Let me share two different examples of repentance, one an example from personal life, the other from the life of this parish. Many of us have been called to the difficult vocation of raising children. Being a faithful and effective parent requires repentance. At many points along the way, we discover, often to our dismay, that the ways we have acted as parents in the past are no longer appropriate. Our children are growing, often, it seems, at an alarming rate, and as they grow we need to change the ways we care for them. Some of us cling to old ways long after they have ceased to be effective, unwilling to discover new ways of being parents. Those moments are times for repentance, for seeing that however effective the old ways were, they are no longer appropriate and that new ways are needed. That kind of repentance, which involves a letting go, a trusting of our children with more and more freedom and responsibility, that kind of repentance is not easy, it often hurts, as many of us can testify. But as hard as it is, it is necessary, for without it we aren't able to grow in our relationships with our children, aren't able to really enjoy watching them grow.

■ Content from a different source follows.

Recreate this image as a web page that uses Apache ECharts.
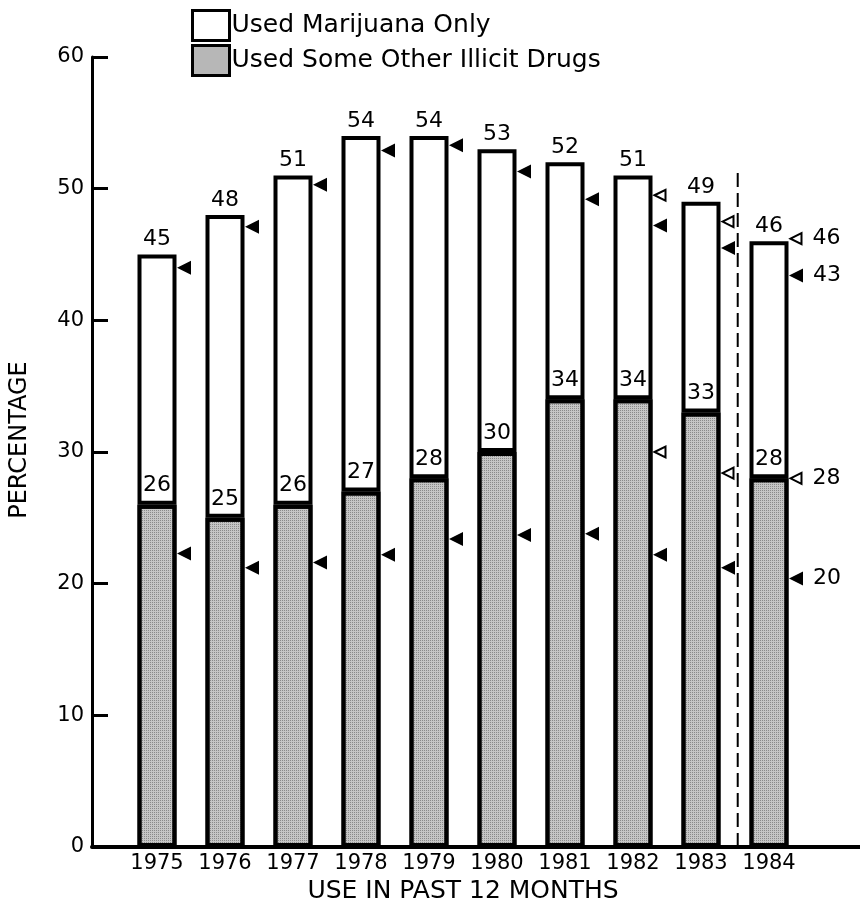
<!DOCTYPE html>
<html>
<head>
<meta charset="utf-8">
<script src="https://cdn.jsdelivr.net/npm/echarts@6/dist/echarts.min.js"></script>
<style>
html,body{margin:0;padding:0;background:#fff;}
#c{width:860px;height:912px;}
</style>
</head>
<body>
<div id="c"></div>
<script>
// ---- data ----
const years = ['1975','1976','1977','1978','1979','1980','1981','1982','1983','1984'];
const totalUse = [45, 48, 51, 54, 54, 53, 52, 51, 49, 46];
const otherDrugs = [26, 25, 26, 27, 28, 30, 34, 34, 33, 28];
const marijuanaOnly = totalUse.map((t, i) => t - otherDrugs[i]);
// triangle markers
const upperFilled = [44.0, 47.1, 50.3, 52.9, 53.3, 51.3, 49.2, 47.2, 45.5, 43.4];
const upperOpen   = [null, null, null, null, null, null, null, 49.5, 47.5, 46.2];
const lowerFilled = [22.3, 21.2, 21.6, 22.2, 23.4, 23.7, 23.8, 22.2, 21.2, 20.4];
const lowerOpen   = [null, null, null, null, null, null, null, 30.0, 28.4, 28.0];
const yTicks = [0, 10, 20, 30, 40, 50, 60];
const dividerAt = 8.54;      // between 1983 and 1984 (category index units)
const dividerTop = 51.2;

const FONT = 'DejaVu Sans';
const chart = echarts.init(document.getElementById('c'));

function triSeries(name, data, filled, yearLabel) {
  return {
    name: name,
    type: 'scatter',
    xAxisIndex: 0, yAxisIndex: 0,
    symbol: 'triangle',
    symbolRotate: 90,
    symbolSize: filled ? 14 : 11,
    symbolOffset: [27, 0],
    itemStyle: filled ? {color: '#000', opacity: 1} : {color: '#fff', borderColor: '#000', borderWidth: 2, opacity: 1},
    z: 5,
    data: data.map((v, i) => {
      if (v == null) return null;
      const item = {value: v};
      if (years[i] === yearLabel) {
        item.label = {
          show: true, position: 'right', distance: 10,
          formatter: p => Math.round(p.value),
          fontFamily: FONT, fontSize: 22, color: '#000'
        };
      }
      return item;
    }),
    silent: true
  };
}

const option = {
  animation: false,
  backgroundColor: '#fff',
  textStyle: {fontFamily: FONT, color: '#000'},
  legend: {
    orient: 'vertical',
    left: 186, top: 4,
    itemWidth: 37, itemHeight: 30,
    itemGap: 2,
    icon: 'rect',
    itemStyle: {borderColor: '#000', borderWidth: 3},
    textStyle: {fontFamily: FONT, fontSize: 25, color: '#000', padding: [0,0,0,-3]},
    data: ['Used Marijuana Only', 'Used Some Other Illicit Drugs']
  },
  grid: [
    {left: 123, right: 57, top: 57, bottom: 65},
    {left: 90, right: 0, top: 57, bottom: 65}
  ],
  xAxis: [
    {
      type: 'category', gridIndex: 0, data: years,
      axisLine: {show: false}, axisTick: {show: false},
      axisLabel: {fontFamily: FONT, fontSize: 21, color: '#000', margin: 6, interval: 0},
      name: 'USE IN PAST 12 MONTHS', nameLocation: 'middle', nameGap: 31,
      nameTextStyle: {fontFamily: FONT, fontSize: 25, color: '#000'}
    },
    {
      type: 'value', gridIndex: 1, min: 0, max: 1,
      axisLine: {show: true, lineStyle: {color: '#000', width: 4}},
      axisTick: {show: false}, axisLabel: {show: false}, splitLine: {show: false}
    },
    {
      type: 'value', gridIndex: 0, min: -0.5, max: 9.5, show: false
    }
  ],
  yAxis: [
    {type: 'value', gridIndex: 0, min: 0, max: 60, interval: 10, show: false},
    {
      type: 'value', gridIndex: 1, min: 0, max: 60, interval: 10,
      axisLine: {show: true, lineStyle: {color: '#000', width: 3}},
      axisTick: {show: true, inside: true, length: 16, lineStyle: {color: '#000', width: 3}},
      axisLabel: {fontFamily: FONT, fontSize: 21, color: '#000', margin: 8,
        formatter: v => yTicks.includes(v) ? String(v) : ''},
      splitLine: {show: false},
      name: 'PERCENTAGE', nameLocation: 'middle', nameGap: 60,
      nameTextStyle: {fontFamily: FONT, fontSize: 24, color: '#000', padding: [0, 0, 0, 24]}
    }
  ],
  series: [
    {
      name: 'Used Some Other Illicit Drugs',
      type: 'bar', stack: 'use', xAxisIndex: 0, yAxisIndex: 0,
      barWidth: 39,
      data: otherDrugs,
      itemStyle: {
        color: '#c6c6c6', borderColor: '#000', borderWidth: 4,
        decal: {symbol: 'rect', symbolSize: 1, dashArrayX: [1, 1], dashArrayY: [1, 1], color: 'rgba(0,0,0,0.3)', rotation: 0}
      },
      label: {show: true, position: 'top', distance: 8, fontFamily: FONT, fontSize: 22, color: '#000'}
    },
    {
      name: 'Used Marijuana Only',
      type: 'bar', stack: 'use', xAxisIndex: 0, yAxisIndex: 0,
      barWidth: 39,
      data: marijuanaOnly,
      itemStyle: {color: '#fff', borderColor: '#000', borderWidth: 4},
      label: {show: true, position: 'top', distance: 4, fontFamily: FONT, fontSize: 22, color: '#000',
        formatter: p => totalUse[p.dataIndex]}
    },
    triSeries('upperFilled', upperFilled, true, '1984'),
    triSeries('upperOpen', upperOpen, false, '1984'),
    triSeries('lowerFilled', lowerFilled, true, '1984'),
    triSeries('lowerOpen', lowerOpen, false, '1984'),
    {
      name: 'divider', type: 'line', xAxisIndex: 2, yAxisIndex: 0,
      data: [[dividerAt, 0], [dividerAt, dividerTop]],
      symbol: 'none', silent: true,
      lineStyle: {color: '#000', width: 2, type: [14, 6]}
    }
  ]
};
chart.setOption(option);
</script>
</body>
</html>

The members of Saint Matthias Church are being given an opportunity, as you move into this interim period. You are being an opportunity to leave the past behind, to leave behind old ways of being a parish and of doing the work of Christ, ways which are no longer appropriate. At the end of the interim period, you will be invited to join your new rector in setting off in a new direction, and that means repentance. This leaving the past behind and setting off in a new direction does not, of course, involve any value judgement about the past. The faithful and effective ministry of Saint Matthias Church, of its clergy and of all of its members, in days past is something for which I am very thankful, but I know that Saint Matthias Church cannot be effective and faithful in ministry in the future without the honest realization that things which worked in the past may not work in the future, that priorities and programs and approaches to ministry which worked in Russell Barker's day or Michael Hartney's may not work in the future. This parish - this diocese - the Episcopal Church - this community - the United States - the world - are all very different from what they were when Fr. Barker became rector or when Fr. Hartney became rector. However appropriate the directions of this parish's ministry were when those two able priests were here, those directions, those ways of engaging in the work of Christ may not - indeed, often will not -be appropriate in the years to come. What I am suggesting is not that all the traditions of this parish community be jettisoned so that you and your new rector can begin with a clean slate; that would be folly. What I am suggesting is that you remain open to God's call to repentance, open to the possibility that God might lead Saint Matthias Church in radically new directions and open to the certainty that at least some of the ways that Saint Matthias Church has worked faithfully and effectively in the past will no longer be appropriate as you and your new rector respond to God's call. In one sense what I am saying is that however natural it may be for us to yearn for a future which is like the good times of the past, there is no going back, no way to return to a remembered golden age. The Biblical images are clear here; the Book Revelation's vision of the end of history is not of a return to the Garden of Eden, but of the establishment of the City of God.

I hope - I pray - that all of us can remain open to God's call to repentance, ready to turn away from the good that was appropriate for yesterday and to embrace the good that is God's gift to us for tomorrow.